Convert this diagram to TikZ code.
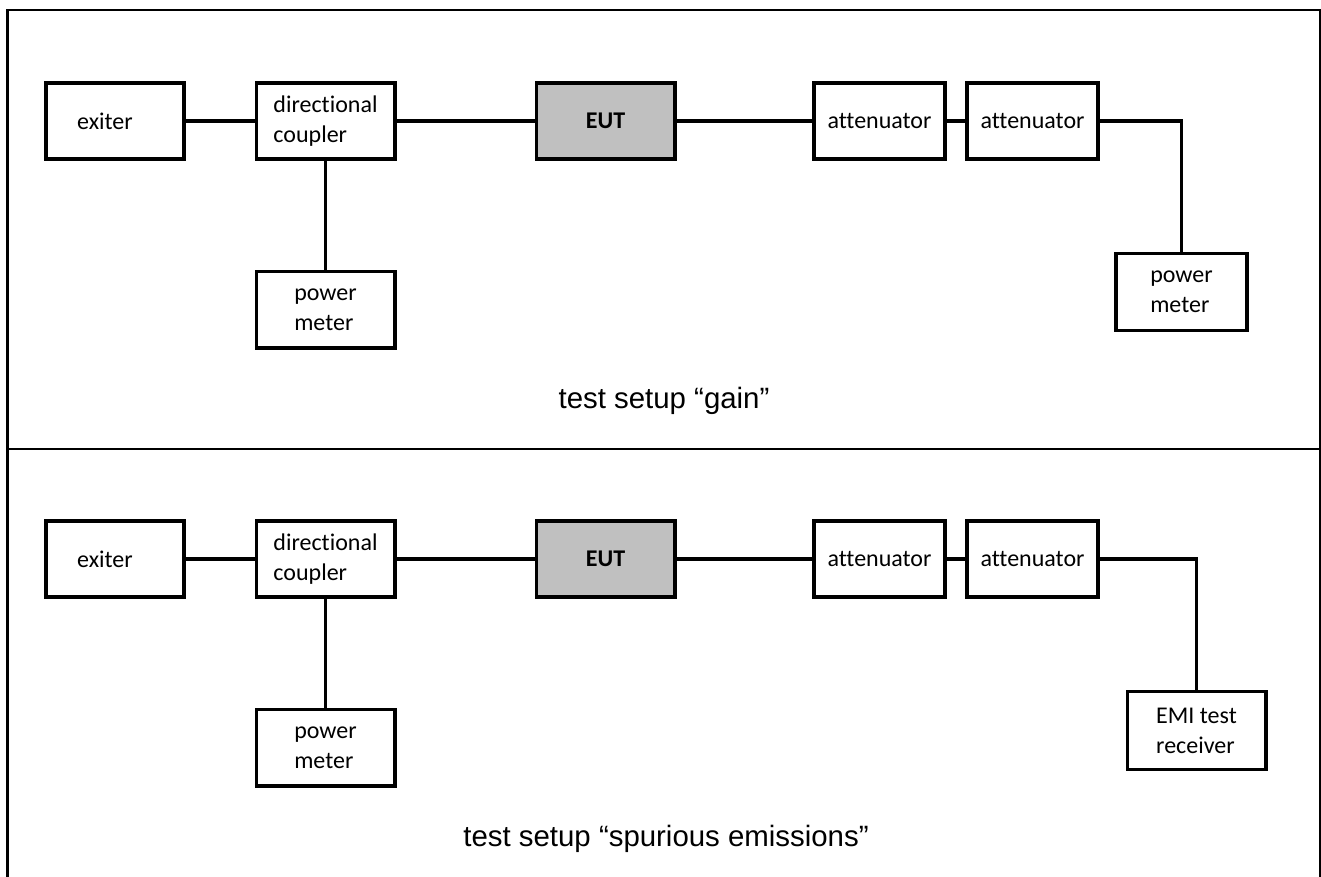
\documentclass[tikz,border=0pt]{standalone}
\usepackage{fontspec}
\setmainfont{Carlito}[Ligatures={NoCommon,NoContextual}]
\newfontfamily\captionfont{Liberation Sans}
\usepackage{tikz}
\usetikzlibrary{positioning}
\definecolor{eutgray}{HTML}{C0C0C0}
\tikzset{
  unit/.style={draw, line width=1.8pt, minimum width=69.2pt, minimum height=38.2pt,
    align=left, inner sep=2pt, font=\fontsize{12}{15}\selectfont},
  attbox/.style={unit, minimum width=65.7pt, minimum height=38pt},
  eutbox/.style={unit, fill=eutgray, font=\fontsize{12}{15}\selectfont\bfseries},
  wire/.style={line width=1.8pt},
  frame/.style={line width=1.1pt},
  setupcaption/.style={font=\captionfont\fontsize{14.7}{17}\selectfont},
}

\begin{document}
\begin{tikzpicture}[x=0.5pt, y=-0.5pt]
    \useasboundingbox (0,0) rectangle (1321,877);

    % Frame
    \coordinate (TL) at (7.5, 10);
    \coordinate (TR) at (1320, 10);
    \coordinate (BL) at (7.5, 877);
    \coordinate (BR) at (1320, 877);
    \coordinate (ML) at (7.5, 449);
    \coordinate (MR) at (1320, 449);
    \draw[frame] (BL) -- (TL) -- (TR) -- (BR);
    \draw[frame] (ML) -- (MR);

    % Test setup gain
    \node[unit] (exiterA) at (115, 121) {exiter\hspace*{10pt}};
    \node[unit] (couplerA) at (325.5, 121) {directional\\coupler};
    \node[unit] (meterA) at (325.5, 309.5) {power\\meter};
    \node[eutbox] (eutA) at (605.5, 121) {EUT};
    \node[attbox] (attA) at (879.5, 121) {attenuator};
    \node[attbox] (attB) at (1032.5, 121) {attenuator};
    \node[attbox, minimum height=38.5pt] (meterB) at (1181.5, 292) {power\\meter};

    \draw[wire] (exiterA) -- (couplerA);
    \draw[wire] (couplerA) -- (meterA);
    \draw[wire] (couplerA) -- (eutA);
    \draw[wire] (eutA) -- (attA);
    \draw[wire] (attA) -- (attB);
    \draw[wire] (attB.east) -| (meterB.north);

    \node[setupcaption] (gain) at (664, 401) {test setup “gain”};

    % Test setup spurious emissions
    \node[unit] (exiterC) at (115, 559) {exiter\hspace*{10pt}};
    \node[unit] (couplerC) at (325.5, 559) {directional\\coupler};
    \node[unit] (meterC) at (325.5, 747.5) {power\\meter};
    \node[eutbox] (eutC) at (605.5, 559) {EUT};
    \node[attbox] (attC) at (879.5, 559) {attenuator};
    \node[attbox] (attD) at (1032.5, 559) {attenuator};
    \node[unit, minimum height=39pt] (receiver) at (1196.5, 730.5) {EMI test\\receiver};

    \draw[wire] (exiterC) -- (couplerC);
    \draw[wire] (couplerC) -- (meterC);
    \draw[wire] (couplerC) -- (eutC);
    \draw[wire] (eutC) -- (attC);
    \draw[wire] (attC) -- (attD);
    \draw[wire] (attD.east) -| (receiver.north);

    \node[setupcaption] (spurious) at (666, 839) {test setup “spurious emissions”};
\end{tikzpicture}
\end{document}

### The exercise
Copy the whole listing above word for word but do not carry over the pictures.

### The response
Convert this diagram to TikZ code.
\documentclass[tikz,border=0pt]{standalone}
\usepackage{fontspec}
\setmainfont{Carlito}[Ligatures={NoCommon,NoContextual}]
\newfontfamily\captionfont{Liberation Sans}
\usepackage{tikz}
\usetikzlibrary{positioning}
\definecolor{eutgray}{HTML}{C0C0C0}
\tikzset{
  unit/.style={draw, line width=1.8pt, minimum width=69.2pt, minimum height=38.2pt,
    align=left, inner sep=2pt, font=\fontsize{12}{15}\selectfont},
  attbox/.style={unit, minimum width=65.7pt, minimum height=38pt},
  eutbox/.style={unit, fill=eutgray, font=\fontsize{12}{15}\selectfont\bfseries},
  wire/.style={line width=1.8pt},
  frame/.style={line width=1.1pt},
  setupcaption/.style={font=\captionfont\fontsize{14.7}{17}\selectfont},
}

\begin{document}
\begin{tikzpicture}[x=0.5pt, y=-0.5pt]
    \useasboundingbox (0,0) rectangle (1321,877);

    % Frame
    \coordinate (TL) at (7.5, 10);
    \coordinate (TR) at (1320, 10);
    \coordinate (BL) at (7.5, 877);
    \coordinate (BR) at (1320, 877);
    \coordinate (ML) at (7.5, 449);
    \coordinate (MR) at (1320, 449);
    \draw[frame] (BL) -- (TL) -- (TR) -- (BR);
    \draw[frame] (ML) -- (MR);

    % Test setup gain
    \node[unit] (exiterA) at (115, 121) {exiter\hspace*{10pt}};
    \node[unit] (couplerA) at (325.5, 121) {directional\\coupler};
    \node[unit] (meterA) at (325.5, 309.5) {power\\meter};
    \node[eutbox] (eutA) at (605.5, 121) {EUT};
    \node[attbox] (attA) at (879.5, 121) {attenuator};
    \node[attbox] (attB) at (1032.5, 121) {attenuator};
    \node[attbox, minimum height=38.5pt] (meterB) at (1181.5, 292) {power\\meter};

    \draw[wire] (exiterA) -- (couplerA);
    \draw[wire] (couplerA) -- (meterA);
    \draw[wire] (couplerA) -- (eutA);
    \draw[wire] (eutA) -- (attA);
    \draw[wire] (attA) -- (attB);
    \draw[wire] (attB.east) -| (meterB.north);

    \node[setupcaption] (gain) at (664, 401) {test setup “gain”};

    % Test setup spurious emissions
    \node[unit] (exiterC) at (115, 559) {exiter\hspace*{10pt}};
    \node[unit] (couplerC) at (325.5, 559) {directional\\coupler};
    \node[unit] (meterC) at (325.5, 747.5) {power\\meter};
    \node[eutbox] (eutC) at (605.5, 559) {EUT};
    \node[attbox] (attC) at (879.5, 559) {attenuator};
    \node[attbox] (attD) at (1032.5, 559) {attenuator};
    \node[unit, minimum height=39pt] (receiver) at (1196.5, 730.5) {EMI test\\receiver};

    \draw[wire] (exiterC) -- (couplerC);
    \draw[wire] (couplerC) -- (meterC);
    \draw[wire] (couplerC) -- (eutC);
    \draw[wire] (eutC) -- (attC);
    \draw[wire] (attC) -- (attD);
    \draw[wire] (attD.east) -| (receiver.north);

    \node[setupcaption] (spurious) at (666, 839) {test setup “spurious emissions”};
\end{tikzpicture}
\end{document}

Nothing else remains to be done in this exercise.